Il ddl Zan divide la politica ma spacca anche il mondo cattolico, che non è quel blocco monolitico obbediente alle «note verbali» della Segreteria di Stato vaticana e agli appelli della presidenza della Conferenza episcopale italiana, ma una realtà decisamente più complessa e variegata, come ha illustrato anche un recente sondaggio Ipsos-Corriere della sera, secondo il quale tra i cattolici praticanti il 47% è favorevole al ddl Zan, il 29% contrario.
Ha infatti superato le 1.100 firme la lettera aperta – nata fra i cattolici di base – inviata a senatori e senatrici che chiede di «approvare senza modifiche» il disegno di legge per la prevenzione e il contrasto della discriminazione e della violenza per motivi fondati sul sesso, sull’orientamento sessuale, sull’identità di genere e sulla disabilità.
«Come cittadini, credenti lgbt e loro genitori, gruppi, associazioni cristiane e non, operatori pastorali che conoscono da vicino la condizione delle persone lgbt+ abbiamo deciso di lanciare un ultimo appello ai nostri rappresentanti in Senato per spiegare perché consideriamo importante approvare, senza modifiche, il ddl Zan», dicono gli attivisti di Progetto Gionata (www.gionata.org), portale web su fede e omosessualità, principale animatore dell’iniziativa. In poche ore hanno risposto all’appello 71 organizzazioni: il movimento Noi Siamo Chiesa, il Cipax, la parrocchia sant’Alberto di Trapani, l’agenzia di informazioni Adista, molte comunità cristiane di base, fra cui quella dell’Isolotto a Firenze e di San Paolo a Roma; nel mondo protestante la Federazione giovanile evangelica, la Federazione delle donne valdesi e metodiste, la Rete delle donne luterane. E oltre mille persone: qualche parroco, diversi preti, religiosi e religiose, alcune teologhe e teologi, pastore e pastori evangelici, tanti e tante credenti.

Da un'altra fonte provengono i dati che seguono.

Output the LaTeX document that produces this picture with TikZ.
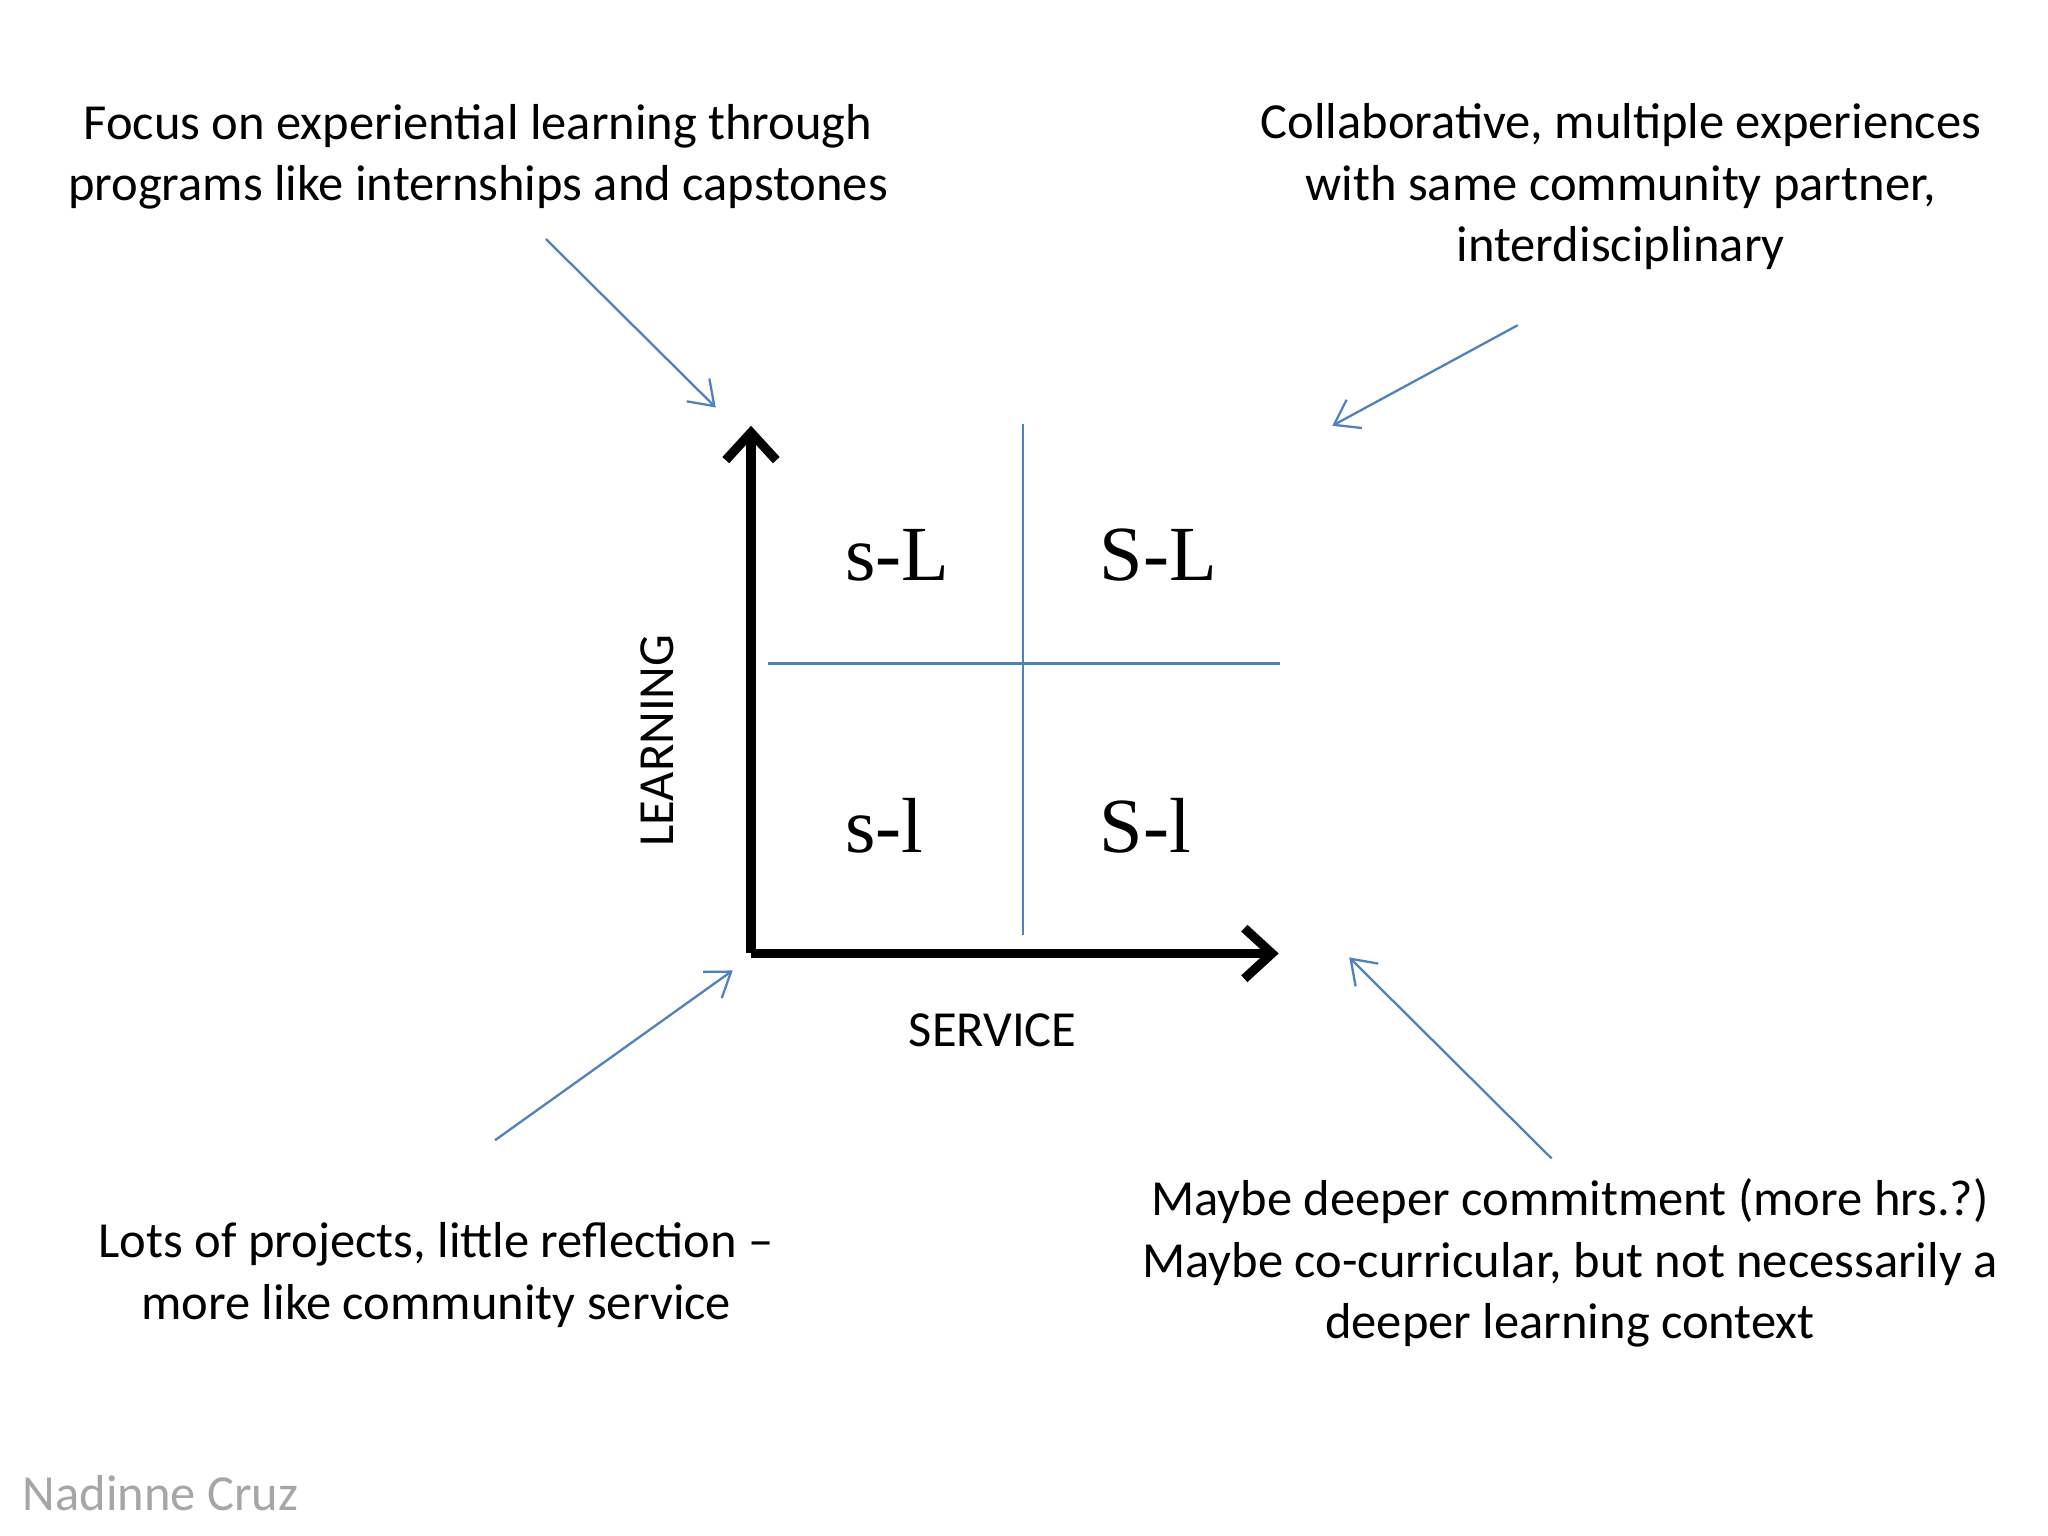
\documentclass[tikz,border=0pt]{standalone}
\usepackage{fontspec}
\setmainfont{Carlito}
\newfontfamily\serifq{Liberation Serif}
\usetikzlibrary{arrows.meta}
\definecolor{bl}{RGB}{79,129,189}
\tikzset{txt/.style={align=center,font=\fontsize{11}{13.4}\selectfont,inner sep=0},
 quad/.style={font=\serifq\fontsize{17}{17}\selectfont,inner sep=0},
 ptr/.style={draw=bl,line width=0.5pt,-{Straight Barb[length=5pt,width=7pt]}},
 grid/.style={draw=bl,line width=0.5pt},
 axis/.style={line width=2pt,-{Straight Barb[length=6pt,width=11pt,line width=2pt]}}}
\begin{document}
\begin{tikzpicture}[x=0.01cm,y=-0.01cm]
\useasboundingbox (0,0) rectangle (1568,1176);
\node[txt] (t1) at (366,120) {Focus on experiential learning through\\programs like internships and capstones};
\node[txt] (t2) at (1241,143) {Collaborative, multiple experiences\\with same community partner,\\interdisciplinary};
\node[txt] (t3) at (334,976) {Lots of projects, little reflection --\\more like community service};
\node[txt] (t4) at (1202,967) {Maybe deeper commitment (more hrs.?)\\Maybe co-curricular, but not necessarily a\\deeper learning context};
\node[txt,text=black!35] (nc) at (123,1143) {Nadinne Cruz};
\coordinate (o) at (575,730);
\coordinate (ly) at (575,326);
\coordinate (sx) at (979,730);
\draw[axis] (o) -- (ly);
\draw[axis] (o) -- (sx);
\coordinate (va) at (783,325); \coordinate (vb) at (783,716);
\coordinate (ha) at (588,508); \coordinate (hb) at (980,508);
\draw[grid] (va) -- (vb);
\draw[grid] (ha) -- (hb);
\node[quad] (q1) at (687,425) {s-L};
\node[quad] (q2) at (887,425) {S-L};
\node[quad] (q3) at (677,632) {s-l};
\node[quad] (q4) at (877,632) {S-l};
\node[txt,rotate=90] (lrn) at (503,567) {LEARNING};
\node[txt] (srv) at (760,789) {SERVICE};
\coordinate (a1s) at (418,183); \coordinate (a1e) at (548,312);
\coordinate (a2s) at (1162,249); \coordinate (a2e) at (1020,326);
\coordinate (a3s) at (379,873); \coordinate (a3e) at (561,743);
\coordinate (a4s) at (1188,887); \coordinate (a4e) at (1033,733);
\draw[ptr] (a1s) -- (a1e);
\draw[ptr] (a2s) -- (a2e);
\draw[ptr] (a3s) -- (a3e);
\draw[ptr] (a4s) -- (a4e);
\end{tikzpicture}
\end{document}
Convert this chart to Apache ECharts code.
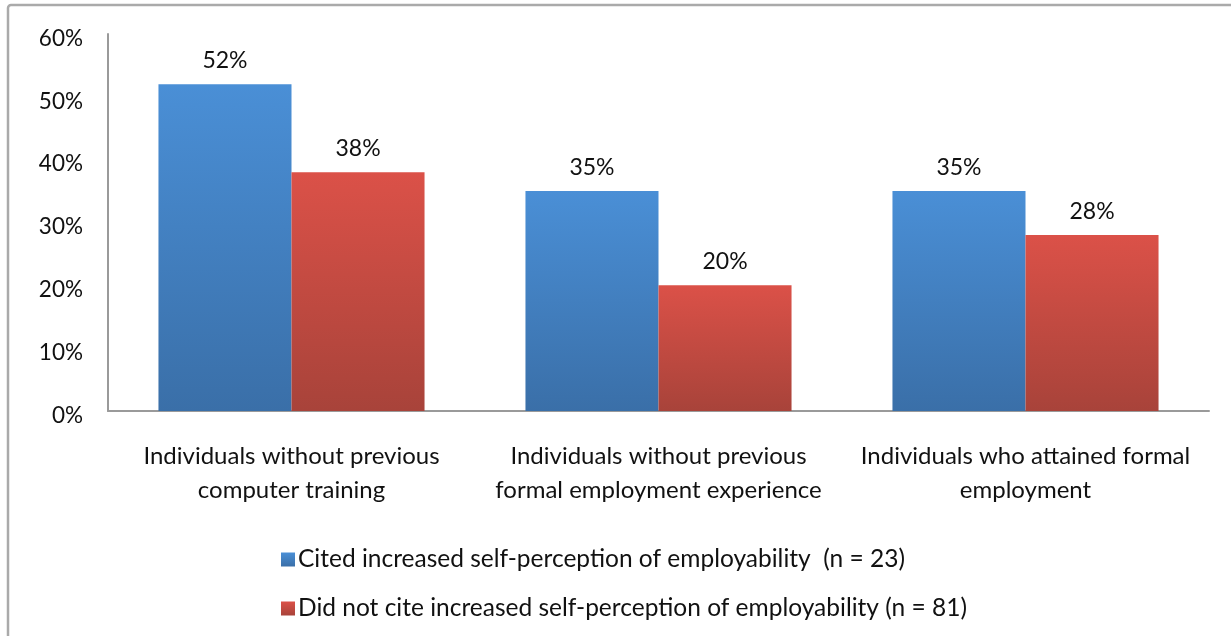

«In Italia dal 2013 ad oggi sono state registrate 1.285 vittime della violenza dell’omotransfobia, di cui 191 solo quest’anno – spiegano –. Siamo dell’opinione che la mancata approvazione del ddl, per queste persone e per la società italiana comporterebbe un danno maggiore rispetto agli eventuali inconvenienti, su cui si potrà intervenire in seguito, grazie ad un confronto schietto e fecondo».
Gli «inconvenienti» sono alcune formulazioni controverse e complesse previste dal ddl che tuttavia, secondo i firmatari della lettera, vanno mantenute, a cominciare dalla dicitura «identità di genere», perché «complessa è la realtà esistenziale che descrivono». Circa poi i rischi paventati dalle gerarchie ecclesiastiche che la legge possa limitare la libertà di espressione o imporre alle scuole una sorta di «dittatura ideologica», si tratta di falsi allarmi: «Riteniamo che l’articolo 4 offra a chiunque sufficienti garanzie, tra l’altro già assicurate dalla Costituzione», spiegano, e che nelle scuole si voglia promuovere non la fantomatica ideologia gender, ma «un’educazione al rispetto di ogni persona nella sua diversità affettiva e sessuale».